▶ Data block:
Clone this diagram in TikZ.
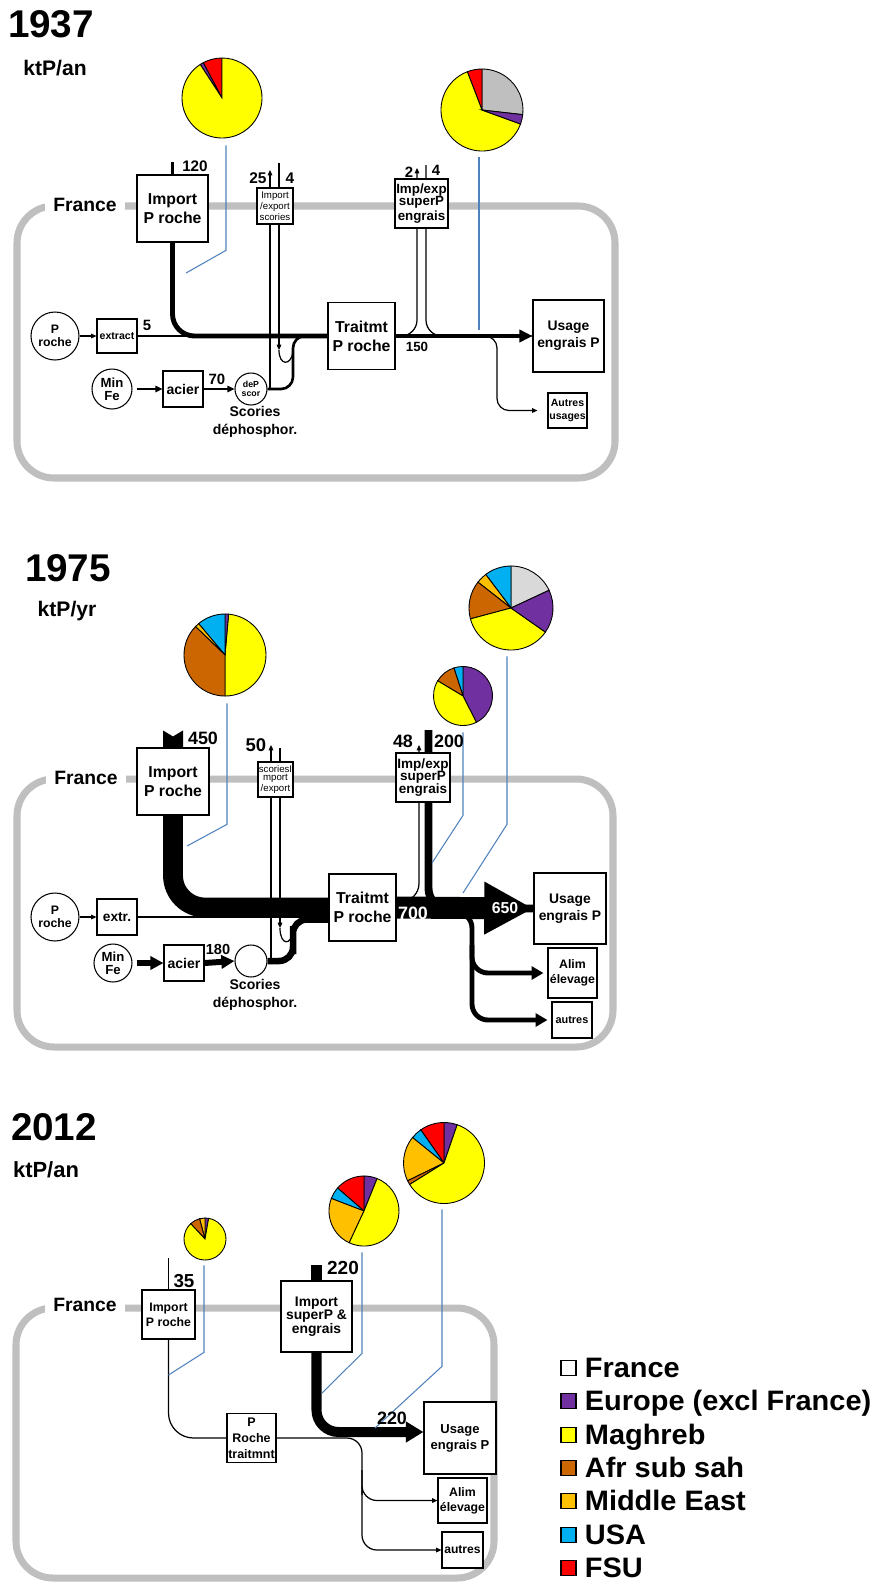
\documentclass[tikz,border=0pt]{standalone}
\usepackage{fontspec}
\setmainfont{Liberation Sans}
\usetikzlibrary{arrows.meta,backgrounds,calc}
\definecolor{cadre}{HTML}{BFBFBF}
\definecolor{bleu}{HTML}{4F81BD}
\definecolor{fra}{HTML}{BFBFBF}
\definecolor{fral}{HTML}{D9D9D9}
\definecolor{eur}{HTML}{7030A0}
\definecolor{mag}{HTML}{FFFF00}
\definecolor{afr}{HTML}{CC6600}
\definecolor{mid}{HTML}{FFC000}
\definecolor{usa}{HTML}{00B0F0}
\definecolor{fsu}{HTML}{FF0000}
\newlength{\pxl}
\setlength{\pxl}{0.02cm}
\tikzset{
  region/.style={draw=cadre,line width=4pt,rounded corners=21pt},
  box/.style={draw,fill=white,line width=0.6pt,align=center,inner sep=0pt},
  src/.style={circle,draw,fill=white,line width=0.6pt,align=center,inner sep=0pt},
  sz/.style 2 args={minimum width=#1\pxl,minimum height=#2\pxl},
  fs/.style 2 args={font=\bfseries\fontsize{#1}{#2}\selectfont},
  fsn/.style 2 args={font=\fontsize{#1}{#2}\selectfont},
  lab/.style={inner sep=0pt,align=center},
  country/.style={fill=white,inner xsep=5pt,inner ysep=2pt,fs={11}{13}},
  lead/.style={draw=bleu,line width=0.6pt},
  fine/.style={line width=0.7pt},
  finearr/.style={fine,-{Triangle[length=3pt,width=2.6pt]}},
  fl37/.style={line width=2.8pt},
  flS37/.style={line width=1.5pt},
  arr37/.style={line width=1.5pt,-{Triangle[length=4pt,width=3.6pt]}},
  fl75/.style={line width=11.3pt},
  flS75/.style={line width=3.7pt},
  fl200/.style={line width=4.5pt},
  band/.style={line width=12.5pt},
  arr75/.style={line width=3.4pt,-{Triangle[length=7.5pt,width=7.5pt]}},
  br75/.style={line width=2.8pt,-{Triangle[length=6.8pt,width=7.4pt]}},
  fl12/.style={line width=5.7pt},
}
\newcommand{\piechart}[4]{%
  \node[circle,minimum size={2*#3*0.02cm},inner sep=0pt] (#1) at #2 {};
  \foreach \a/\b/\c in {#4}{
    \filldraw[fill=\c,draw=black,line width=0.5pt] (#1.center) -- ++({-(\a)}:#3)
      arc[start angle={-(\a)},end angle={-(\b)},radius=#3] -- cycle;}
}

\begin{document}
\begin{tikzpicture}[x=0.02cm,y=-0.02cm]
  \useasboundingbox (0,0) rectangle (877,1587);

  % ---- 1937
  \node[lab,fs={22}{24}] (y37) at (51,24) {1937};
  \node[lab,fs={12}{14}] (u37) at (55,68) {ktP/an};
  \node[country] (fr37) at (85,205) {France};
  \node[box,sz={71}{67},fs={9}{10.4}] (imp37) at (172.5,208.5) {Import\\P roche};
  \node[box,sz={36}{36},fsn={5.5}{4.4}] (scx37) at (275,206) {Import\\/export\\scories};
  \node[box,sz={53}{49},fs={7.6}{7}] (spe37) at (421.5,203.5) {Imp/exp\\superP\\engrais};
  \node[src,minimum size=48\pxl,fs={7}{7.5}] (proc37) at (55,336) {P\\roche};
  \node[box,sz={40}{34},fs={6}{7}] (ext37) at (117,336) {extract};
  \node[box,sz={67}{67},fs={9}{10.8}] (trt37) at (361.5,336) {Traitmt\\P roche};
  \node[box,sz={71}{72},fs={7.9}{9.8}] (use37) at (568.5,336) {Usage\\engrais P};
  \node[box,sz={39}{35},fs={6}{7}] (aut37) at (567.5,410.5) {Autres\\usages};
  \node[src,minimum size=40\pxl,fs={7.5}{7.3}] (mfe37) at (112,389) {Min\\Fe};
  \node[box,sz={40}{36},fs={8}{9}] (aci37) at (183,389) {acier};
  \node[src,minimum size=32\pxl,fs={5}{4.8}] (dep37) at (251,389) {deP\\scor};
  \node[lab,fs={8}{10}] (sd37) at (255,422) {Scories\\déphosphor.};
  \node[lab,fs={8.7}{9}] (n120) at (195,166) {120};
  \node[lab,fs={8.5}{9}] (n5) at (147,325) {5};
  \node[lab,fs={8.5}{9}] (n70) at (217,379) {70};
  \node[lab,fs={8.8}{9}] (n25) at (258,178) {25};
  \node[lab,fs={8.8}{9}] (n4a) at (290,178) {4};
  \node[lab,fs={8.5}{9}] (n2) at (409,172) {2};
  \node[lab,fs={8.5}{9}] (n4b) at (436,170) {4};
  \node[lab,fs={7.6}{9}] (n150) at (417,347) {150};
  \coordinate (s120) at (172.5,162);
  \coordinate (s25) at (270,170);
  \coordinate (s4a) at (279,163);
  \coordinate (s2) at (417,168);
  \coordinate (s4b) at (426,165);
  \coordinate (b37) at (480,336);
  \piechart{pA}{(222,98)}{40}{90/118/fsu,118/123/eur,123/450/mag}
  \piechart{pB}{(482,110)}{41}{-6.5/90/fra,90/111/fsu,111/340/mag,340/353.5/eur}

  % ---- 1975
  \node[lab,fs={22}{24}] (y75) at (68,568) {1975};
  \node[lab,fs={12}{14}] (u75) at (67,611) {ktP/yr};
  \node[country] (fr75) at (86,778) {France};
  \node[box,sz={72}{67},fs={9}{10.4}] (imp75) at (173,781.5) {Import\\P roche};
  \node[box,sz={35}{35},fsn={5.5}{4.4}] (sc75) at (275.5,779.5) {scoriesI\\mport\\/export};
  \node[box,sz={54}{49},fs={7.7}{7.3}] (spe75) at (423,777.5) {Imp/exp\\superP\\engrais};
  \node[src,minimum size=48\pxl,fs={7}{7.5}] (proc75) at (55,917) {P\\roche};
  \node[box,sz={40}{36},fs={7.8}{8}] (ext75) at (117,917) {extr.};
  \node[box,sz={67}{67},fs={9}{10.8}] (trt75) at (362.5,907.5) {Traitmt\\P roche};
  \node[box,sz={72}{71},fs={7.9}{9.8}] (use75) at (570,908.5) {Usage\\engrais P};
  \node[box,sz={49}{50},fs={7}{8.8}] (alim75) at (572.5,973) {Alim\\élevage};
  \node[box,sz={40}{36},fs={6.2}{7}] (aut75) at (572,1020) {autres};
  \node[src,minimum size=38\pxl,fs={7.5}{7.3}] (mfe75) at (113,963) {Min\\Fe};
  \node[box,sz={40}{36},fs={8}{9}] (aci75) at (184,963) {acier};
  \node[src,minimum size=32\pxl] (dep75) at (251,961) {};
  \node[lab,fs={8}{10}] (sd75) at (255,995) {Scories\\déphosphor.};
  \node[lab,fs={10.2}{11}] (n450) at (203,738) {450};
  \node[lab,fs={10.5}{11}] (n50) at (256,745) {50};
  \node[lab,fs={10.2}{11}] (n48) at (403,741) {48};
  \node[lab,fs={10.2}{11}] (n200) at (449,741) {200};
  \node[lab,fs={8.3}{9}] (n180) at (218,949) {180};
  \node[lab,fs={10.2}{11},text=white] (n700) at (413,913) {700};
  \node[lab,fs={9}{10},text=white] (n650) at (505,908) {650};
  \coordinate (s50) at (271,745);
  \coordinate (s5i) at (280,748);
  \coordinate (s48) at (419,745);
  \coordinate (s200) at (428.5,730);
  \coordinate (b75) at (450,912);
  \coordinate (b75b) at (472,945);
  \piechart{pC}{(225,655)}{41}{-90/85/mag,85/90/eur,90/130/usa,130/136/mid,136/270/afr}
  \piechart{pD}{(463,696)}{29.5}{-63/90/eur,90/108/usa,108/149/afr,149/297/mag}
  \piechart{pE}{(511,608)}{42}{25/90/fral,90/127/usa,127/142/mid,142/195/afr,195/325/mag,325/385/eur}

  % ---- 2012
  \node[lab,fs={22}{24}] (y12) at (54,1127) {2012};
  \node[lab,fs={12.5}{14}] (u12) at (46,1170) {ktP/an};
  \node[country] (fr12) at (85,1305) {France};
  \node[box,sz={53}{49},fs={7}{8.5}] (imp12) at (168.5,1314.5) {Import\\P roche};
  \node[box,sz={71}{71},fs={7.9}{7.7}] (spe12) at (316.5,1316.5) {Import\\superP \&\\engrais};
  \node[box,sz={49}{49},fs={7.1}{9}] (prt12) at (251.5,1438) {P\\Roche\\traitmnt};
  \node[box,sz={72}{72},fs={7.4}{9}] (use12) at (460,1438) {Usage\\engrais P};
  \node[box,sz={49}{45},fs={7}{8.5}] (alim12) at (462.5,1500.5) {Alim\\élevage};
  \node[box,sz={41}{36},fs={6.9}{7}] (aut12) at (462.5,1550) {autres};
  \node[lab,fs={10.7}{11}] (n35) at (184,1281) {35};
  \node[lab,fs={10.8}{11}] (n220a) at (343,1268) {220};
  \node[lab,fs={10.2}{11}] (n220b) at (392,1418) {220};
  \coordinate (s35) at (168.5,1258);
  \coordinate (s220) at (316.5,1265);
  \coordinate (b12) at (362,1470);
  \piechart{pF}{(205,1239)}{21}{80/90/eur,90/105/mid,105/133/afr,133/440/mag}
  \piechart{pG}{(364,1211)}{35}{68/90/eur,90/139/fsu,139/159/usa,159/245/mid,245/428/mag}
  \piechart{pH}{(444,1163)}{40.5}{71/90/eur,90/125/fsu,125/141/usa,141/206/mid,206/212/afr,212/431/mag}

  % legend
  \foreach \c/\t [count=\i] in {white/France,eur/Europe (excl France),mag/Maghreb,afr/Afr sub sah,mid/Middle East,usa/USA,fsu/FSU}{
    \node[draw,fill=\c,minimum size=15\pxl,inner sep=0pt,line width=0.6pt] (k\i) at (568.5,{1368+(\i-1)*33.33}) {};
    \node[anchor=base west,inner sep=0pt,fs={16}{18}] (t\i) at ($(k\i.east)+(8,9.5)$) {\scalebox{1.03}[1]{\t}};
  }

  \begin{pgfonlayer}{background}
    % frames
    \draw[region] (17,206) rectangle (615,478);
    \draw[region] (17,779) rectangle (613,1047);
    \draw[region] (16,1308) rectangle (494,1578);

    % 1937 flows
    \draw[fine] (ext37.east) -- (trt37.west);
    \draw[finearr] (proc37.east) -- (ext37.west);
    \draw[finearr] (s25 |- dep37.east) -- (s25);
    \draw[finearr] (s4a) -- (279,350);
    \draw[fine] (279,350) .. controls (279,366) and (291,366) .. (293,352);
    \draw[flS37,rounded corners=12\pxl] (dep37.east) -| (293,360) |- (trt37.west);
    \draw[fl37,rounded corners=22\pxl] (imp37.south) |- (trt37.west);
    \draw[line width=1.9pt] (s120) -- (imp37.north);
    \draw[arr37,shorten <=4\pxl] (mfe37.east) -- (aci37.west);
    \draw[arr37] (aci37.east) -- (dep37.west);
    \draw[finearr,rounded corners=16\pxl] (trt37.east) -| (s2);
    \draw[fine,rounded corners=16\pxl] (s4b) |- (use37.west);
    \draw[fl37,-{Triangle[length=7.5pt,width=7pt]}] (trt37.east) -- (use37.west);
    \draw[finearr,rounded corners=12\pxl,shorten >=10\pxl] (b37) -| (497,380) |- (aut37.west);

    % 1975 flows
    \draw[fine] (ext75.east) -- (ext75.east -| trt75.west);
    \draw[finearr] (proc75.east) -- (ext75.west);
    \draw[finearr] (s50 |- dep75.east) -- (s50);
    \draw[finearr] (s5i) -- (280,928);
    \draw[fine] (280,928) .. controls (280,946) and (292,946) .. (293,930);
    \draw[flS75,rounded corners=14\pxl] (dep75.east) -| (293,940) |- ([yshift=-12\pxl]trt75.west);
    \draw[fl75,rounded corners=32\pxl] (imp75.south) |- (trt75.west);
    \fill (imp75.north) ++(-10,0) -- ++(0,-17) -- ++(10,6) -- ++(10,-6) -- ++(0,17) -- cycle;
    \draw[arr75,shorten <=4\pxl] (mfe75.east) -- (aci75.west);
    \draw[arr75] (aci75.east) -- (dep75.west);
    \draw[finearr,rounded corners=18\pxl] ([yshift=6\pxl]trt75.east) -| (s48);
    \draw[fl200,rounded corners=20\pxl] (s200) |- (use75.west);
    \draw[band,-{Triangle[length=28pt,width=28pt]}] (trt75.east) -- (use75.west);
    \draw[br75,rounded corners=16\pxl,shorten >=4\pxl] (b75) -| (472,990) |- (aut75.west);
    \draw[br75,rounded corners=16\pxl,shorten >=4\pxl] (b75b) |- (alim75.west);

    % 2012 flows
    \draw[fine] (s35) -- (imp12.north);
    \draw[fine,rounded corners=25\pxl] (imp12.south) |- (prt12.west);
    \draw[finearr,rounded corners=15\pxl] (prt12.east) -| (362,1480) |- (alim12.west);
    \draw[finearr,rounded corners=15\pxl] (b12) |- (aut12.west);
    \draw[fl12] (s220) -- (spe12.north);
    \draw[fl12,rounded corners=22\pxl,-{Triangle[length=10pt,width=11.3pt]}] (spe12.south) |- ([yshift=6\pxl]use12.west);

    % leaders from the pies
    \draw[lead] ($(pA.south)+(4,7)$) -- ++(0,105) -- (186,273);
    \draw[lead] ($(pB.south)+(-3,6)$) -- (479,330);
    \draw[lead] ($(pC.south)+(2,7)$) -- ++(0,121) -- (187,846);
    \draw[lead] ($(pD.south)+(0,6.5)$) -- ++(0,83) -- (432,863);
    \draw[lead] ($(pE.south)+(-4,6)$) -- ++(0,168) -- (463,893);
    \draw[lead] ($(pF.south)+(-1,5)$) -- ++(0,87) -- (168.5,1375);
    \draw[lead] ($(pG.south)+(-2,6)$) -- ++(0,101) -- (322,1393);
    \draw[lead] ($(pH.south)+(-2,5.5)$) -- ++(0,157) -- (375,1428);
  \end{pgfonlayer}
\end{tikzpicture}
\end{document}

▶ Problem requirements:
Go from the first line of the data above to the line containing "(0,0) rectangle (877,1587);" and retype exactly those lines, both included, but none of the pictures.

▶ Result of this task:
Clone this diagram in TikZ.
\documentclass[tikz,border=0pt]{standalone}
\usepackage{fontspec}
\setmainfont{Liberation Sans}
\usetikzlibrary{arrows.meta,backgrounds,calc}
\definecolor{cadre}{HTML}{BFBFBF}
\definecolor{bleu}{HTML}{4F81BD}
\definecolor{fra}{HTML}{BFBFBF}
\definecolor{fral}{HTML}{D9D9D9}
\definecolor{eur}{HTML}{7030A0}
\definecolor{mag}{HTML}{FFFF00}
\definecolor{afr}{HTML}{CC6600}
\definecolor{mid}{HTML}{FFC000}
\definecolor{usa}{HTML}{00B0F0}
\definecolor{fsu}{HTML}{FF0000}
\newlength{\pxl}
\setlength{\pxl}{0.02cm}
\tikzset{
  region/.style={draw=cadre,line width=4pt,rounded corners=21pt},
  box/.style={draw,fill=white,line width=0.6pt,align=center,inner sep=0pt},
  src/.style={circle,draw,fill=white,line width=0.6pt,align=center,inner sep=0pt},
  sz/.style 2 args={minimum width=#1\pxl,minimum height=#2\pxl},
  fs/.style 2 args={font=\bfseries\fontsize{#1}{#2}\selectfont},
  fsn/.style 2 args={font=\fontsize{#1}{#2}\selectfont},
  lab/.style={inner sep=0pt,align=center},
  country/.style={fill=white,inner xsep=5pt,inner ysep=2pt,fs={11}{13}},
  lead/.style={draw=bleu,line width=0.6pt},
  fine/.style={line width=0.7pt},
  finearr/.style={fine,-{Triangle[length=3pt,width=2.6pt]}},
  fl37/.style={line width=2.8pt},
  flS37/.style={line width=1.5pt},
  arr37/.style={line width=1.5pt,-{Triangle[length=4pt,width=3.6pt]}},
  fl75/.style={line width=11.3pt},
  flS75/.style={line width=3.7pt},
  fl200/.style={line width=4.5pt},
  band/.style={line width=12.5pt},
  arr75/.style={line width=3.4pt,-{Triangle[length=7.5pt,width=7.5pt]}},
  br75/.style={line width=2.8pt,-{Triangle[length=6.8pt,width=7.4pt]}},
  fl12/.style={line width=5.7pt},
}
\newcommand{\piechart}[4]{%
  \node[circle,minimum size={2*#3*0.02cm},inner sep=0pt] (#1) at #2 {};
  \foreach \a/\b/\c in {#4}{
    \filldraw[fill=\c,draw=black,line width=0.5pt] (#1.center) -- ++({-(\a)}:#3)
      arc[start angle={-(\a)},end angle={-(\b)},radius=#3] -- cycle;}
}

\begin{document}
\begin{tikzpicture}[x=0.02cm,y=-0.02cm]
  \useasboundingbox (0,0) rectangle (877,1587);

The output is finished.